Task to complete:
Below is a listing; write it out exactly and drop any images from it.

Information supplied:

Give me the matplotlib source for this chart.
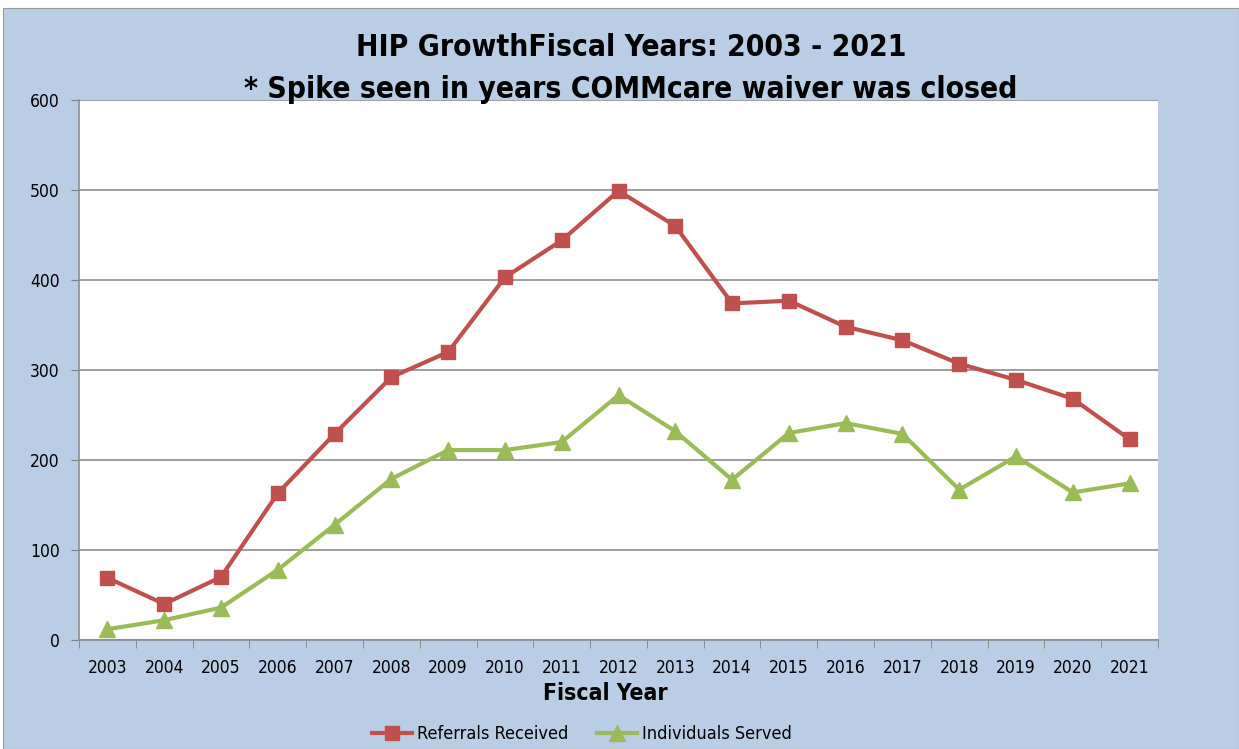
import matplotlib
matplotlib.use("Agg")
import matplotlib.pyplot as plt
from matplotlib.patches import Rectangle

years = ["2003", "2004", "2005", "2006", "2007", "2008", "2009", "2010", "2011", "2012",
         "2013", "2014", "2015", "2016", "2017", "2018", "2019", "2020", "2021"]
referrals = [69, 40, 70, 163, 229, 292, 320, 403, 444, 499, 460, 374, 377, 348, 333, 307, 289, 268, 223]
served = [12, 22, 36, 78, 128, 179, 211, 211, 220, 272, 232, 178, 230, 241, 229, 167, 204, 164, 174]
yticks = [0, 100, 200, 300, 400, 500, 600]

plt.rcParams['font.family'] = ['Liberation Sans Narrow', 'DejaVu Sans']
plt.rcParams['font.stretch'] = 'condensed'

W, H = 1239, 749
fig = plt.figure(figsize=(W / 100, H / 100), dpi=100)
fig.patch.set_facecolor("white")
bg = Rectangle((3 / W, 0), 1 - 3 / W, 1 - 8 / H, transform=fig.transFigure,
               facecolor="#B9CDE5", edgecolor="#9A9A9A", linewidth=0.8, zorder=-10)
fig.patches.append(bg)

ax = fig.add_axes([79 / W, 1 - 640 / H, (1158 - 79) / W, (640 - 100) / H])
ax.set_facecolor("white")

x = list(range(len(years)))
ax.plot(x, referrals, color="#C0504D", linewidth=3, marker="s", markersize=10,
        label="Referrals Received", zorder=3)
ax.plot(x, served, color="#9BBB59", linewidth=3, marker="^", markersize=11,
        label="Individuals Served", zorder=3)

ax.set_xlim(-0.5, len(years) - 0.5)
ax.set_ylim(0, 600)
ax.set_yticks(yticks)
ax.set_yticklabels([str(v) for v in yticks], fontsize=12.5)
ax.set_xticks(x)
ax.set_xticklabels(years, fontsize=12.5)
ax.set_xticks([i - 0.5 for i in range(len(years) + 1)], minor=True)
ax.tick_params(axis="x", which="major", length=0, pad=14)
ax.tick_params(axis="x", which="minor", length=6, color="#808080")
ax.tick_params(axis="y", length=6, color="#808080", pad=8)
ax.grid(axis="y", color="#8C8C8C", linewidth=1.2)
ax.set_axisbelow(True)
for s in ["top", "right"]:
    ax.spines[s].set_visible(False)
for s in ["left", "bottom"]:
    ax.spines[s].set_color("#8C8C8C")
    ax.spines[s].set_linewidth(1.2)

fig.text(605 / W, 1 - 693 / H, "Fiscal Year", ha="center", va="center",
         fontsize=16.5, fontweight="bold")

fig.text(631 / W, 1 - 48 / H, "HIP GrowthFiscal Years: 2003 - 2021", ha="center", va="center",
         fontsize=21.5, fontweight="bold")
fig.text(631 / W, 1 - 90 / H, "* Spike seen in years COMMcare waiver was closed", ha="center",
         va="center", fontsize=21.5, fontweight="bold")

fig.legend(loc="center", bbox_to_anchor=(582 / W, 1 - 734 / H), ncol=2, frameon=False,
           fontsize=13, handlelength=2.2, handletextpad=0.3, columnspacing=1.6)

fig.savefig("out.png", dpi=100)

Task result:
Give me the matplotlib source for this chart.
import matplotlib
matplotlib.use("Agg")
import matplotlib.pyplot as plt
from matplotlib.patches import Rectangle

years = ["2003", "2004", "2005", "2006", "2007", "2008", "2009", "2010", "2011", "2012",
         "2013", "2014", "2015", "2016", "2017", "2018", "2019", "2020", "2021"]
referrals = [69, 40, 70, 163, 229, 292, 320, 403, 444, 499, 460, 374, 377, 348, 333, 307, 289, 268, 223]
served = [12, 22, 36, 78, 128, 179, 211, 211, 220, 272, 232, 178, 230, 241, 229, 167, 204, 164, 174]
yticks = [0, 100, 200, 300, 400, 500, 600]

plt.rcParams['font.family'] = ['Liberation Sans Narrow', 'DejaVu Sans']
plt.rcParams['font.stretch'] = 'condensed'

W, H = 1239, 749
fig = plt.figure(figsize=(W / 100, H / 100), dpi=100)
fig.patch.set_facecolor("white")
bg = Rectangle((3 / W, 0), 1 - 3 / W, 1 - 8 / H, transform=fig.transFigure,
               facecolor="#B9CDE5", edgecolor="#9A9A9A", linewidth=0.8, zorder=-10)
fig.patches.append(bg)

ax = fig.add_axes([79 / W, 1 - 640 / H, (1158 - 79) / W, (640 - 100) / H])
ax.set_facecolor("white")

x = list(range(len(years)))
ax.plot(x, referrals, color="#C0504D", linewidth=3, marker="s", markersize=10,
        label="Referrals Received", zorder=3)
ax.plot(x, served, color="#9BBB59", linewidth=3, marker="^", markersize=11,
        label="Individuals Served", zorder=3)

ax.set_xlim(-0.5, len(years) - 0.5)
ax.set_ylim(0, 600)
ax.set_yticks(yticks)
ax.set_yticklabels([str(v) for v in yticks], fontsize=12.5)
ax.set_xticks(x)
ax.set_xticklabels(years, fontsize=12.5)
ax.set_xticks([i - 0.5 for i in range(len(years) + 1)], minor=True)
ax.tick_params(axis="x", which="major", length=0, pad=14)
ax.tick_params(axis="x", which="minor", length=6, color="#808080")
ax.tick_params(axis="y", length=6, color="#808080", pad=8)
ax.grid(axis="y", color="#8C8C8C", linewidth=1.2)
ax.set_axisbelow(True)
for s in ["top", "right"]:
    ax.spines[s].set_visible(False)
for s in ["left", "bottom"]:
    ax.spines[s].set_color("#8C8C8C")
    ax.spines[s].set_linewidth(1.2)

fig.text(605 / W, 1 - 693 / H, "Fiscal Year", ha="center", va="center",
         fontsize=16.5, fontweight="bold")

fig.text(631 / W, 1 - 48 / H, "HIP GrowthFiscal Years: 2003 - 2021", ha="center", va="center",
         fontsize=21.5, fontweight="bold")
fig.text(631 / W, 1 - 90 / H, "* Spike seen in years COMMcare waiver was closed", ha="center",
         va="center", fontsize=21.5, fontweight="bold")

fig.legend(loc="center", bbox_to_anchor=(582 / W, 1 - 734 / H), ncol=2, frameon=False,
           fontsize=13, handlelength=2.2, handletextpad=0.3, columnspacing=1.6)

fig.savefig("out.png", dpi=100)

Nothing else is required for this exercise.